# Your instructions
Write the records below out in full, character for character, with no pictures.

# Given records
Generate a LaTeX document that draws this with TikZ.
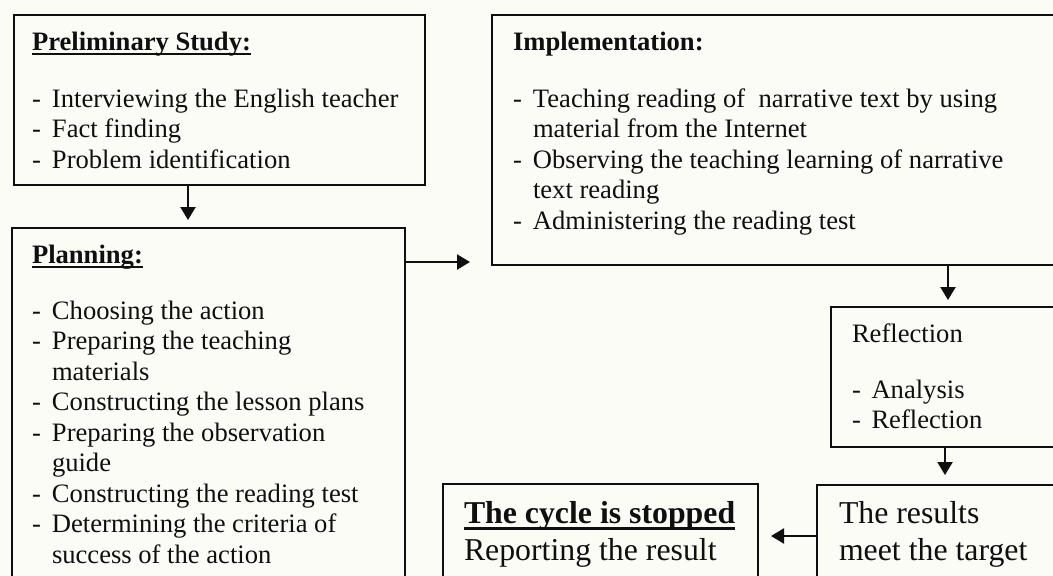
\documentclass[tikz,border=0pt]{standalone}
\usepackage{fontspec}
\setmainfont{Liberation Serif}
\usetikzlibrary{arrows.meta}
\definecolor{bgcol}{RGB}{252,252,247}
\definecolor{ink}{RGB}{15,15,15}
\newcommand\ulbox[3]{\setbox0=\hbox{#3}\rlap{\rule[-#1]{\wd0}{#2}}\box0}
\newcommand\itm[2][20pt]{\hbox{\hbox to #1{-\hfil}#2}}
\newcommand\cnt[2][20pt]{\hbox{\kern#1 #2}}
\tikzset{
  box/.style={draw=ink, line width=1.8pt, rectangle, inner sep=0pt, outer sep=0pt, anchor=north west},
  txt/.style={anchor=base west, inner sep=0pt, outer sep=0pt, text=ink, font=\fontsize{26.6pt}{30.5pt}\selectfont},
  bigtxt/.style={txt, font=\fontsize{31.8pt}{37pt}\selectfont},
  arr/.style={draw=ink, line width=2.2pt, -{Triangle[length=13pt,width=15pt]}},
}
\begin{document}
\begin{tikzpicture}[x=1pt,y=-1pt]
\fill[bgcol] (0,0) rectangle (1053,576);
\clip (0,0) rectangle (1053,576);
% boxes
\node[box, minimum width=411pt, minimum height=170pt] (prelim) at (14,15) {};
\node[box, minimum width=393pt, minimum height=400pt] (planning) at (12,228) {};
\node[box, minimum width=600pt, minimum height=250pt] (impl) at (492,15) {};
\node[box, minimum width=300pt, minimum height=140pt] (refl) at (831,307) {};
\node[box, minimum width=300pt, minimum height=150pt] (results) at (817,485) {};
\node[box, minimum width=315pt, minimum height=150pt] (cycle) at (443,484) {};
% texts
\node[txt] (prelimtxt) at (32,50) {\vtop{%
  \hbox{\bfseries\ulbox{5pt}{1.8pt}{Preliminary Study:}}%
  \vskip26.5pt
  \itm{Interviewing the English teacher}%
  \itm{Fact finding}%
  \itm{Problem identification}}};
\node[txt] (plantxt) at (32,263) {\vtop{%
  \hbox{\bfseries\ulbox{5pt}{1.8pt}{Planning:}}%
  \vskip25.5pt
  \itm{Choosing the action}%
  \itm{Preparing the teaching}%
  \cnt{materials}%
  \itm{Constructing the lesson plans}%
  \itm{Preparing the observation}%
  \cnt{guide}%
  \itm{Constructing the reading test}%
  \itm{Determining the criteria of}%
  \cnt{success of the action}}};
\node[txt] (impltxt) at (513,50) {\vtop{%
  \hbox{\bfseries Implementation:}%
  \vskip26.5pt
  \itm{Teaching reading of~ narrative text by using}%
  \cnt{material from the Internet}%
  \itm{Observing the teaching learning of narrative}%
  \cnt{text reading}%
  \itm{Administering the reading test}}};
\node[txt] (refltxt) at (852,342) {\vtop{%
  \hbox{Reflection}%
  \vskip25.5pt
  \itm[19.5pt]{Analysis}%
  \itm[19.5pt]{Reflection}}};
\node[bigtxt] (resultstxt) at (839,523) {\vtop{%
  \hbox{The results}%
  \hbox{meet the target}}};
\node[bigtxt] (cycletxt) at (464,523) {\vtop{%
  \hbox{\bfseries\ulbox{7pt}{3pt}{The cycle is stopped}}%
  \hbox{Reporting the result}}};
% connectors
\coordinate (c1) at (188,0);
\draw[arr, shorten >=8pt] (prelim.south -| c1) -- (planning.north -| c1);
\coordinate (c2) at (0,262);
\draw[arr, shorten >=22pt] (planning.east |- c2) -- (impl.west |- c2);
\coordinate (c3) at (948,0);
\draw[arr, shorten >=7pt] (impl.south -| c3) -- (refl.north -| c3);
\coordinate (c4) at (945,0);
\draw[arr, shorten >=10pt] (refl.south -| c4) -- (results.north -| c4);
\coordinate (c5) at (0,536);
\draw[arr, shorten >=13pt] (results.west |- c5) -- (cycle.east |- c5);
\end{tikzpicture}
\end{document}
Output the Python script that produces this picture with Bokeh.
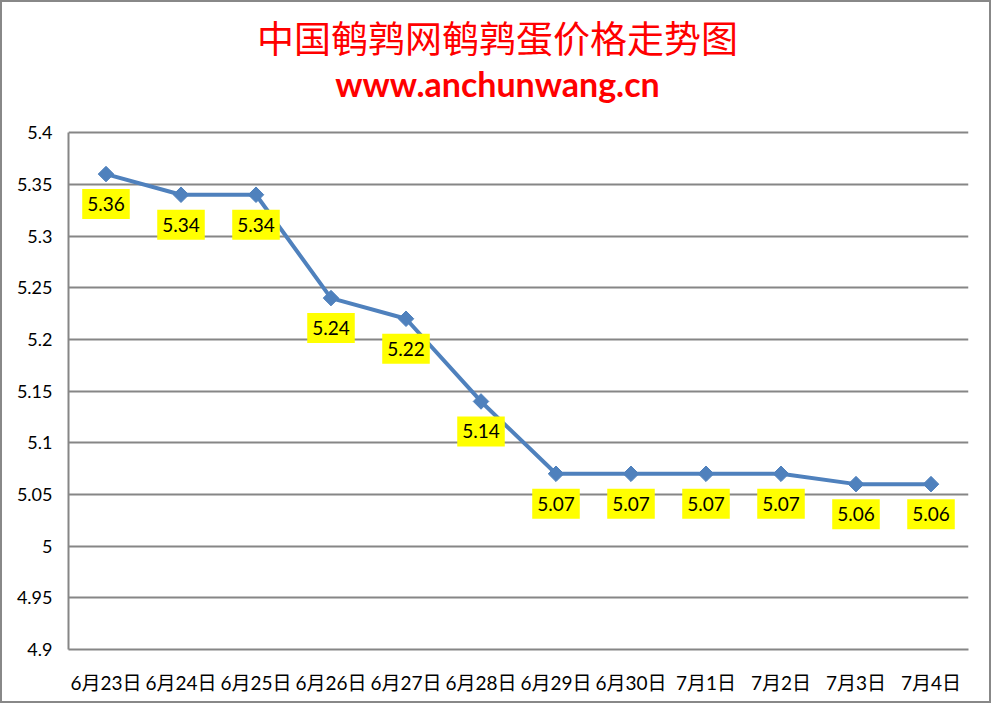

# Finished answer
Generate a LaTeX document that draws this with TikZ.
\documentclass[tikz,border=0pt]{standalone}
\usepackage{fontspec}
\setmainfont{Liberation Serif}
\usetikzlibrary{arrows.meta}
\definecolor{bgcol}{RGB}{252,252,247}
\definecolor{ink}{RGB}{15,15,15}
\newcommand\ulbox[3]{\setbox0=\hbox{#3}\rlap{\rule[-#1]{\wd0}{#2}}\box0}
\newcommand\itm[2][20pt]{\hbox{\hbox to #1{-\hfil}#2}}
\newcommand\cnt[2][20pt]{\hbox{\kern#1 #2}}
\tikzset{
  box/.style={draw=ink, line width=1.8pt, rectangle, inner sep=0pt, outer sep=0pt, anchor=north west},
  txt/.style={anchor=base west, inner sep=0pt, outer sep=0pt, text=ink, font=\fontsize{26.6pt}{30.5pt}\selectfont},
  bigtxt/.style={txt, font=\fontsize{31.8pt}{37pt}\selectfont},
  arr/.style={draw=ink, line width=2.2pt, -{Triangle[length=13pt,width=15pt]}},
}
\begin{document}
\begin{tikzpicture}[x=1pt,y=-1pt]
\fill[bgcol] (0,0) rectangle (1053,576);
\clip (0,0) rectangle (1053,576);
% boxes
\node[box, minimum width=411pt, minimum height=170pt] (prelim) at (14,15) {};
\node[box, minimum width=393pt, minimum height=400pt] (planning) at (12,228) {};
\node[box, minimum width=600pt, minimum height=250pt] (impl) at (492,15) {};
\node[box, minimum width=300pt, minimum height=140pt] (refl) at (831,307) {};
\node[box, minimum width=300pt, minimum height=150pt] (results) at (817,485) {};
\node[box, minimum width=315pt, minimum height=150pt] (cycle) at (443,484) {};
% texts
\node[txt] (prelimtxt) at (32,50) {\vtop{%
  \hbox{\bfseries\ulbox{5pt}{1.8pt}{Preliminary Study:}}%
  \vskip26.5pt
  \itm{Interviewing the English teacher}%
  \itm{Fact finding}%
  \itm{Problem identification}}};
\node[txt] (plantxt) at (32,263) {\vtop{%
  \hbox{\bfseries\ulbox{5pt}{1.8pt}{Planning:}}%
  \vskip25.5pt
  \itm{Choosing the action}%
  \itm{Preparing the teaching}%
  \cnt{materials}%
  \itm{Constructing the lesson plans}%
  \itm{Preparing the observation}%
  \cnt{guide}%
  \itm{Constructing the reading test}%
  \itm{Determining the criteria of}%
  \cnt{success of the action}}};
\node[txt] (impltxt) at (513,50) {\vtop{%
  \hbox{\bfseries Implementation:}%
  \vskip26.5pt
  \itm{Teaching reading of~ narrative text by using}%
  \cnt{material from the Internet}%
  \itm{Observing the teaching learning of narrative}%
  \cnt{text reading}%
  \itm{Administering the reading test}}};
\node[txt] (refltxt) at (852,342) {\vtop{%
  \hbox{Reflection}%
  \vskip25.5pt
  \itm[19.5pt]{Analysis}%
  \itm[19.5pt]{Reflection}}};
\node[bigtxt] (resultstxt) at (839,523) {\vtop{%
  \hbox{The results}%
  \hbox{meet the target}}};
\node[bigtxt] (cycletxt) at (464,523) {\vtop{%
  \hbox{\bfseries\ulbox{7pt}{3pt}{The cycle is stopped}}%
  \hbox{Reporting the result}}};
% connectors
\coordinate (c1) at (188,0);
\draw[arr, shorten >=8pt] (prelim.south -| c1) -- (planning.north -| c1);
\coordinate (c2) at (0,262);
\draw[arr, shorten >=22pt] (planning.east |- c2) -- (impl.west |- c2);
\coordinate (c3) at (948,0);
\draw[arr, shorten >=7pt] (impl.south -| c3) -- (refl.north -| c3);
\coordinate (c4) at (945,0);
\draw[arr, shorten >=10pt] (refl.south -| c4) -- (results.north -| c4);
\coordinate (c5) at (0,536);
\draw[arr, shorten >=13pt] (results.west |- c5) -- (cycle.east |- c5);
\end{tikzpicture}
\end{document}
Output the Python script that produces this picture with Bokeh.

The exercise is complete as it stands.